## WORK TO COMPLETE
Retype word for word the first line of the listing and each line after it up to the line with "const data = categories.map((c, i)", with the pictures taken out.

## RECORDED DATA

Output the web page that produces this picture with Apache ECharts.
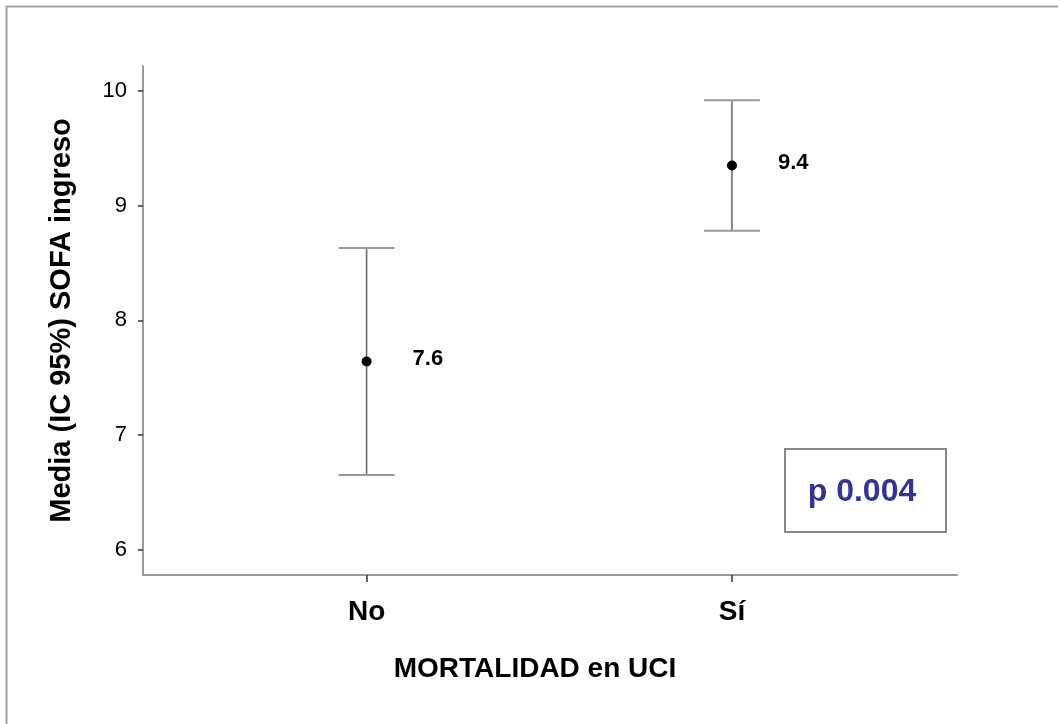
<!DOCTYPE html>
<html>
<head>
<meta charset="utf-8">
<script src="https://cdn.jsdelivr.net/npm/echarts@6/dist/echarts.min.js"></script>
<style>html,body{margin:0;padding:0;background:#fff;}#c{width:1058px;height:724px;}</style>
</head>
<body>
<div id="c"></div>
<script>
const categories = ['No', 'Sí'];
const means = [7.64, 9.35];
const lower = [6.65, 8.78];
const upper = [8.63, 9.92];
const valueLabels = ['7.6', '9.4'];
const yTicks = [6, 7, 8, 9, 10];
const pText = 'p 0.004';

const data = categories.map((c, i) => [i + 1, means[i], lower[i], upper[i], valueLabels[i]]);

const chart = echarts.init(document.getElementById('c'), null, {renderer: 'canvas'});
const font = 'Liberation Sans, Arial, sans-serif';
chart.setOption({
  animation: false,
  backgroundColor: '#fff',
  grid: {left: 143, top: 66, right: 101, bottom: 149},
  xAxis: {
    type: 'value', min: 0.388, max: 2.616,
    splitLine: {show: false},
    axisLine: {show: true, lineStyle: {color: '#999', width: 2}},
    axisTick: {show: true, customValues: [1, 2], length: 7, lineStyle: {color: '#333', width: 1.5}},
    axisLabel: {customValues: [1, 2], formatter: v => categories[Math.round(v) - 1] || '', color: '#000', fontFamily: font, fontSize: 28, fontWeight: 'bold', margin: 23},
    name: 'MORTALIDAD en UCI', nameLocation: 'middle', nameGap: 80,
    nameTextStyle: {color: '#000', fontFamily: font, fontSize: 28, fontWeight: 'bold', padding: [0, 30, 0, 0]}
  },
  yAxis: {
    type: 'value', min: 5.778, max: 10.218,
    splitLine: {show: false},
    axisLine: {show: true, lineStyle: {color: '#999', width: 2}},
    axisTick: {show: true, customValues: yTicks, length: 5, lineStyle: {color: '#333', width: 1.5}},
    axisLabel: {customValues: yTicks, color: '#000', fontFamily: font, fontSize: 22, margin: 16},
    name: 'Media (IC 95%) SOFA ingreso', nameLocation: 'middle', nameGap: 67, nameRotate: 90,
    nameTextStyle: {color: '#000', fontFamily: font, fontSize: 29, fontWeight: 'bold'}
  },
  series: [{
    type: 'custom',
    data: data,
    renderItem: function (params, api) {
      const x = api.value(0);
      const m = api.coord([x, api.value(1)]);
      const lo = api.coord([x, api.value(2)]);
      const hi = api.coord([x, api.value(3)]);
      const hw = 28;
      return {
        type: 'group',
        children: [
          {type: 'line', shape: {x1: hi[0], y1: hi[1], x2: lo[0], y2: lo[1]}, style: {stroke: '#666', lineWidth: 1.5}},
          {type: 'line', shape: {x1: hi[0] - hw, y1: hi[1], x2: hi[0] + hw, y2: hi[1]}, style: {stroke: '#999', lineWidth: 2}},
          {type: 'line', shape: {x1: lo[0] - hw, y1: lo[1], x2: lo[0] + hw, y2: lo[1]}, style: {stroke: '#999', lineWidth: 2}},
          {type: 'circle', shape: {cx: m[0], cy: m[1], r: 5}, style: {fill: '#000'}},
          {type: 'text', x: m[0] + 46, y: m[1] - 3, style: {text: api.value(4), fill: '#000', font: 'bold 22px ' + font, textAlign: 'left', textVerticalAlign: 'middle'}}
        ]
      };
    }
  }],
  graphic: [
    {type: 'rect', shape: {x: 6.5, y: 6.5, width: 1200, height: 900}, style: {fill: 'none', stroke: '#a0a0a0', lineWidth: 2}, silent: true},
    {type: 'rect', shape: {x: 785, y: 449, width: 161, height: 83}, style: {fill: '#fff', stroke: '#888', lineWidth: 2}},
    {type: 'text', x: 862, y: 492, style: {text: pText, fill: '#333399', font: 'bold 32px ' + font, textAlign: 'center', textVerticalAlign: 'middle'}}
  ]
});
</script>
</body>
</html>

## WRITTEN ANSWER
Output the web page that produces this picture with Apache ECharts.
<!DOCTYPE html>
<html>
<head>
<meta charset="utf-8">
<script src="https://cdn.jsdelivr.net/npm/echarts@6/dist/echarts.min.js"></script>
<style>html,body{margin:0;padding:0;background:#fff;}#c{width:1058px;height:724px;}</style>
</head>
<body>
<div id="c"></div>
<script>
const categories = ['No', 'Sí'];
const means = [7.64, 9.35];
const lower = [6.65, 8.78];
const upper = [8.63, 9.92];
const valueLabels = ['7.6', '9.4'];
const yTicks = [6, 7, 8, 9, 10];
const pText = 'p 0.004';

const data = categories.map((c, i) => [i + 1, means[i], lower[i], upper[i], valueLabels[i]]);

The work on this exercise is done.